W Polsce dostępne są trzy rodzaje operacji bariatrycznych: rękawowa resekcja żołądka (sleeve gastrectomy), wyłączenie żołądkowe (gastric by-pass) oraz opaska żołądkowa (gastric banding).

Celem operacji, wbrew temu, co się może wydawać, nie jest „zmniejszenie żołądka”, lecz wyłączenie bądź usunięcie tej jego części, która jest odpowiedzialna za wydzielanie greliny – hormonu głodu, oraz przywrócenie fizjologicznego wydzielania GLP-1 – hormonu sytości.

Operacje te są refundowane przez NFZ. Warto jednak pamiętać, że przed operacją konieczne jest wstępne zredukowanie masy ciała – optymalnie o 10 proc., licząc od szczytowego jej wskaźnika.

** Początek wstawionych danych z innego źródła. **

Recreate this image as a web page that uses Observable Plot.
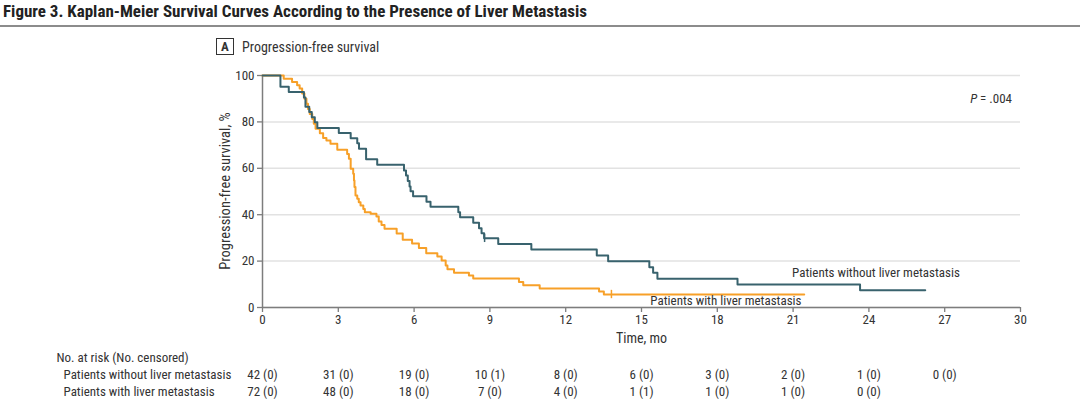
<!DOCTYPE html>
<html><head><meta charset="utf-8">
<script src="https://cdn.jsdelivr.net/npm/d3@7"></script>
<script src="https://cdn.jsdelivr.net/npm/@observablehq/plot@0.6"></script>
<style>
body{margin:0;background:#fff;font-family:Roboto,sans-serif;color:#333}
#wrap{position:relative;width:1080px;height:402px;overflow:hidden;font-stretch:75%}
#wrap svg, #wrap svg text{font-stretch:75%}
#title{position:absolute;left:3px;top:1px;font-size:17px;font-weight:700;color:#222;white-space:nowrap}
#rule{position:absolute;left:0;top:25px;width:1080px;height:2px;background:#8c8c8c}
#panel{position:absolute;left:216px;top:38px;display:flex;align-items:center;font-size:14px;color:#333}
#panel .box{width:16px;height:15px;border:1px solid #333;font-weight:700;font-size:13px;display:flex;align-items:center;justify-content:center;margin-right:8px}
#ylabel{position:absolute;left:225px;top:191px;transform:translate(-50%,-50%) rotate(-90deg);white-space:nowrap;font-size:14.5px;color:#333}
#pval{position:absolute;right:68px;top:91px;font-size:13px;color:#333;white-space:nowrap}
#chart{position:absolute;left:0;top:0}
#table{position:absolute;left:0;top:340px}
</style></head>
<body>
<div id="wrap">
  <div id="chart"></div>
  <div id="table"></div>
  <div id="title">Figure 3. Kaplan-Meier Survival Curves According to the Presence of Liver Metastasis</div>
  <div id="rule"></div>
  <div id="panel"><div class="box">A</div><div>Progression-free survival</div></div>
  <div id="ylabel">Progression-free survival, %</div>
  <div id="pval"><i>P</i> = .004</div>
</div>
<script>
// Patients without liver metastasis (n = 42): event times (mo) and survival (%)
const tWithout = [0, 0.71, 1.04, 1.64, 1.70, 1.85, 1.95, 2.07, 2.17, 3.02, 3.49, 3.75, 3.82, 4.10, 4.54, 5.60, 5.68, 5.75, 5.82, 5.86, 5.96, 6.49, 6.65, 7.75, 7.82, 8.34, 8.57, 8.67, 8.77, 9.33, 10.64, 13.23, 13.68, 15.31, 15.46, 15.63, 18.80, 23.65, 26.23];
const sWithout = [100, 95.2, 92.9, 90.5, 86.5, 84.3, 82.0, 79.8, 77.4, 75.2, 73.0, 70.8, 68.4, 63.9, 61.5, 59.1, 56.9, 54.5, 52.2, 50.1, 47.9, 45.6, 43.4, 41.1, 38.9, 36.5, 34.2, 32.0, 29.8, 27.4, 25.0, 22.4, 19.9, 17.4, 15.0, 12.4, 9.9, 7.4, 7.4];
// Patients with liver metastasis (n = 72)
const tWith = [0, 0.84, 1.17, 1.37, 1.47, 1.57, 1.66, 1.74, 1.80, 1.87, 1.97, 2.03, 2.10, 2.27, 2.40, 2.53, 2.69, 2.96, 3.35, 3.42, 3.49, 3.59, 3.62, 3.64, 3.68, 3.75, 3.81, 3.88, 3.99, 4.05, 4.28, 4.51, 4.60, 4.71, 4.83, 5.31, 5.55, 5.92, 6.19, 6.48, 6.92, 7.09, 7.25, 7.32, 7.58, 8.17, 8.34, 10.15, 10.32, 10.97, 13.32, 13.51, 21.44];
const sWith = [100, 98.6, 97.2, 95.8, 94.4, 92.2, 90.0, 87.8, 85.6, 83.4, 81.3, 79.2, 77.0, 75.1, 73.1, 72.0, 70.6, 68.0, 66.2, 64.1, 59.8, 57.6, 54.7, 51.9, 48.3, 46.9, 45.4, 44.0, 42.5, 41.1, 40.4, 39.2, 37.1, 35.6, 33.9, 31.9, 29.2, 27.6, 25.7, 23.4, 22.0, 20.3, 18.1, 16.5, 15.0, 13.8, 12.5, 11.0, 9.6, 8.2, 6.9, 5.6, 5.6];
// Censored observations
const censorWithoutT = [8.79], censorWithoutS = [29.8];
const censorWithT = [13.81], censorWithS = [5.6];

const xTicks = [0, 3, 6, 9, 12, 15, 18, 21, 24, 27, 30];
const yTicks = [0, 20, 40, 60, 80, 100];

const groupNames = ["Patients without liver metastasis", "Patients with liver metastasis"];
const riskTimes = [0, 3, 6, 9, 12, 15, 18, 21, 24, 27];
const riskWithout = ["42 (0)", "31 (0)", "19 (0)", "10 (1)", "8 (0)", "6 (0)", "3 (0)", "2 (0)", "1 (0)", "0 (0)"];
const riskWith = ["72 (0)", "48 (0)", "18 (0)", "7 (0)", "4 (0)", "1 (1)", "1 (0)", "1 (0)", "0 (0)"];

const colWithout = "#38626d";
const colWith = "#f7a028";
const axisCol = "#7d7d7d";
const font = "Roboto, sans-serif";

const withoutData = tWithout.map((t, i) => ({t, s: sWithout[i]}));
const withData = tWith.map((t, i) => ({t, s: sWith[i]}));
const censWithout = censorWithoutT.map((t, i) => ({t, s: censorWithoutS[i]}));
const censWith = censorWithT.map((t, i) => ({t, s: censorWithS[i]}));

const chart = Plot.plot({
  width: 1080, height: 345,
  marginTop: 75, marginBottom: 38, marginLeft: 262, marginRight: 60,
  style: {fontFamily: font, fontSize: "13px", color: "#333", background: "transparent"},
  x: {domain: [0, 30]},
  y: {domain: [0, 100]},
  marks: [
    Plot.gridY(yTicks, {stroke: "#e2e2e2", strokeOpacity: 1, strokeWidth: 1.5}),
    Plot.axisY(yTicks, {tickSize: 5, tickPadding: 3, stroke: axisCol, fill: "#333", label: null, fontSize: 13, strokeWidth: 1.3}),
    Plot.axisX(xTicks, {tickSize: 5, tickPadding: 2, stroke: axisCol, fill: "#333", label: null, fontSize: 13, strokeWidth: 1.3}),
    Plot.ruleX([0], {stroke: axisCol, strokeWidth: 1.5}),
    Plot.ruleY([0], {stroke: axisCol, strokeWidth: 1.5}),
    Plot.line(withData, {x: "t", y: "s", curve: "step-after", stroke: colWith, strokeWidth: 2}),
    Plot.line(withoutData, {x: "t", y: "s", curve: "step-after", stroke: colWithout, strokeWidth: 2}),
    Plot.ruleX(censWithout, {x: "t", y1: d => d.s - 1.8, y2: d => d.s + 1.8, stroke: colWithout, strokeWidth: 1.5}),
    Plot.ruleX(censWith, {x: "t", y1: d => d.s - 1.8, y2: d => d.s + 1.8, stroke: colWith, strokeWidth: 1.5}),
    Plot.text([groupNames[0]], {x: 20.96, y: 15.1, text: d => d, textAnchor: "start", fontSize: 13, fill: "#333"}),
    Plot.text([groupNames[1]], {x: 15.35, y: 2.8, text: d => d, textAnchor: "start", fontSize: 13, fill: "#333"}),
    Plot.text(["Time, mo"], {frameAnchor: "bottom", text: d => d, dy: 35, fontSize: 14, fill: "#333"})
  ]
});
document.getElementById("chart").append(chart);

const rows = ["header", "without", "with"];
const table = Plot.plot({
  width: 1080, height: 62,
  marginTop: 0, marginBottom: 0, marginLeft: 262, marginRight: 60,
  style: {fontFamily: font, fontSize: "13px", color: "#333", background: "transparent"},
  x: {domain: [0, 30], axis: null},
  y: {type: "point", domain: rows, range: [16, 51], padding: 0, axis: null},
  marks: [
    Plot.text(["No. at risk (No. censored)"], {x: () => 0, y: () => "header", text: d => d, textAnchor: "start", dx: -206, fontSize: 13, fill: "#333"}),
    Plot.text([groupNames[0]], {x: () => 0, y: () => "without", text: d => d, textAnchor: "start", dx: -199, fontSize: 13, fill: "#333"}),
    Plot.text([groupNames[1]], {x: () => 0, y: () => "with", text: d => d, textAnchor: "start", dx: -199, fontSize: 13, fill: "#333"}),
    Plot.text(riskTimes, {x: d => d, y: () => "without", text: (d, i) => riskWithout[i], fontSize: 13, fill: "#333"}),
    Plot.text(riskTimes.slice(0, riskWith.length), {x: d => d, y: () => "with", text: (d, i) => riskWith[i], fontSize: 13, fill: "#333"})
  ]
});
document.getElementById("table").append(table);
</script>
</body></html>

Zatem czasami u pacjentów zakwalifikowanych do operacji bariatrycznej konieczna jest wcześniejsza farmakoterapia połączona z modyfikacją diety, fizjoterapią czy terapią psychologiczną.

Trzeba pamiętać, że jeśli po operacji powróci się do starych przyzwyczajeń, nie zmieni stylu życia i sposobu odżywiania, powróci również otyłość.

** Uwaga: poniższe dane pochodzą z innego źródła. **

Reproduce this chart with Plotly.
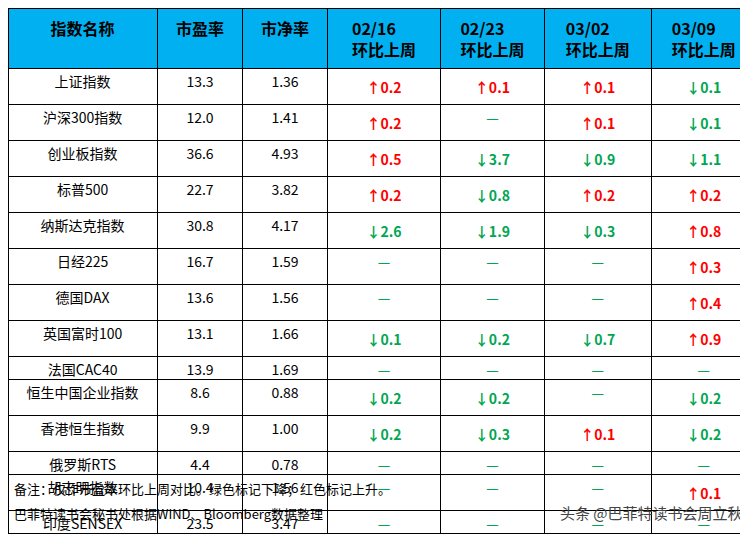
import plotly.graph_objects as go

# Table data
names = ['上证指数', '沪深300指数', '创业板指数', '标普500', '纳斯达克指数', '日经225', '德国DAX',
         '英国富时100', '法国CAC40', '恒生中国企业指数', '香港恒生指数', '俄罗斯RTS', '胡志明指数', '印度SENSEX']
pe = ['13.3', '12.0', '36.6', '22.7', '30.8', '16.7', '13.6', '13.1', '13.9', '8.6', '9.9', '4.4', '10.4', '23.5']
pb = ['1.36', '1.41', '4.93', '3.82', '4.17', '1.59', '1.56', '1.66', '1.69', '0.88', '1.00', '0.78', '1.56', '3.47']
weeks = ['02/16', '02/23', '03/02', '03/09']
# signed weekly change; None = no change
chg_0216 = [0.2, 0.2, 0.5, 0.2, -2.6, None, None, -0.1, None, -0.2, -0.2, None, None, None]
chg_0223 = [0.1, None, -3.7, -0.8, -1.9, None, None, -0.2, None, -0.2, -0.3, None, None, None]
chg_0302 = [0.1, 0.1, -0.9, 0.2, -0.3, None, None, -0.7, None, None, 0.1, None, None, None]
chg_0309 = [-0.1, -0.1, -1.1, 0.2, 0.8, 0.3, 0.4, 0.9, None, -0.2, -0.2, None, 0.1, None]

RED = '#ff0000'
GREEN = '#00a651'


def fmt(vals):
    txt, col = [], []
    for v in vals:
        if v is None:
            txt.append('—')
            col.append(GREEN)
        elif v > 0:
            txt.append('<b>↑%.1f</b>' % v)
            col.append(RED)
        else:
            txt.append('<b>↓%.1f</b>' % abs(v))
            col.append(GREEN)
    return txt, col


chg_cols = [fmt(c) for c in [chg_0216, chg_0223, chg_0302, chg_0309]]
black = ['black'] * len(names)

header = ['<b>指数名称</b>', '<b>市盈率</b>', '<b>市净率</b>'] + ['<b>%s<br>环比上周</b>' % w for w in weeks]

fig = go.Figure(go.Table(
    columnwidth=[150, 86, 85, 114, 104, 108, 105],
    header=dict(values=header, fill_color='#00b0f0', line_color='black', height=52,
                font=dict(family='Noto Sans CJK SC', size=16, color='black'), align='center'),
    cells=dict(values=[names, pe, pb] + [c[0] for c in chg_cols],
               fill_color='white', line_color='black', height=23, align='center',
               font=dict(family='Noto Sans CJK SC', size=14,
                         color=[black, black, black] + [c[1] for c in chg_cols])),
    domain=dict(x=[0, 1], y=[0, 1]),
))

fig.add_annotation(x=0.005, y=0.098, xref='paper', yref='paper', xanchor='left', showarrow=False,
                   text='备注：仅作市盈率环比上周对比。绿色标记下降；红色标记上升。',
                   font=dict(family='Noto Sans CJK SC', size=13, color='black'))
fig.add_annotation(x=0.005, y=0.052, xref='paper', yref='paper', xanchor='left', showarrow=False,
                   text='巴菲特读书会秘书处根据WIND、Bloomberg数据整理',
                   font=dict(family='Noto Sans CJK SC', size=13, color='black'))
fig.add_annotation(x=0.985, y=0.052, xref='paper', yref='paper', xanchor='right', showarrow=False,
                   text='头条 @巴菲特读书会周立秋',
                   font=dict(family='Noto Sans CJK SC', size=15, color='#444444'))

fig.update_layout(width=748, height=545, margin=dict(l=0, r=0, t=0, b=0), paper_bgcolor='white')
fig.write_html('out.html')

Światowa Organizacja Zdrowia (WHO) zaleca codzienny, trwający ok. 30 minut, umiarkowany wysiłek fizyczny. Ja najczęściej zachęcam swoich pacjentów po prostu do chodzenia i sukcesywnego, co kilka tygodni, zwiększania ilości „wychodzonych” kroków. Dobrym wsparciem są krokomierze, tzw. smart bandy oraz wszelkiego rodzaju aplikacje na telefon.

Wiele osób rozważa skorzystanie z powszechnie dostępnych wyszczuplających zabiegów medycyny estetycznej: np. liposukcji czy lipolizy. Należy jednak wziąć pod uwagę, że nie są to metody leczenia otyłości. Zabiegi te mogą jedynie pomóc zredukować lokalne depozyty podskórnej tkanki tłuszczowej czy poprawić wygląd sylwetki. Nie usuną jednak najgroźniejszej, z metabolicznego punktu widzenia, tkanki tłuszczowej trzewnej , czyli tej, która znajduje się wewnątrz brzucha i wyściela narządy wewnętrzne.

Otyłość to nie tylko kwestia urody, ale przede wszystkim zdrowia.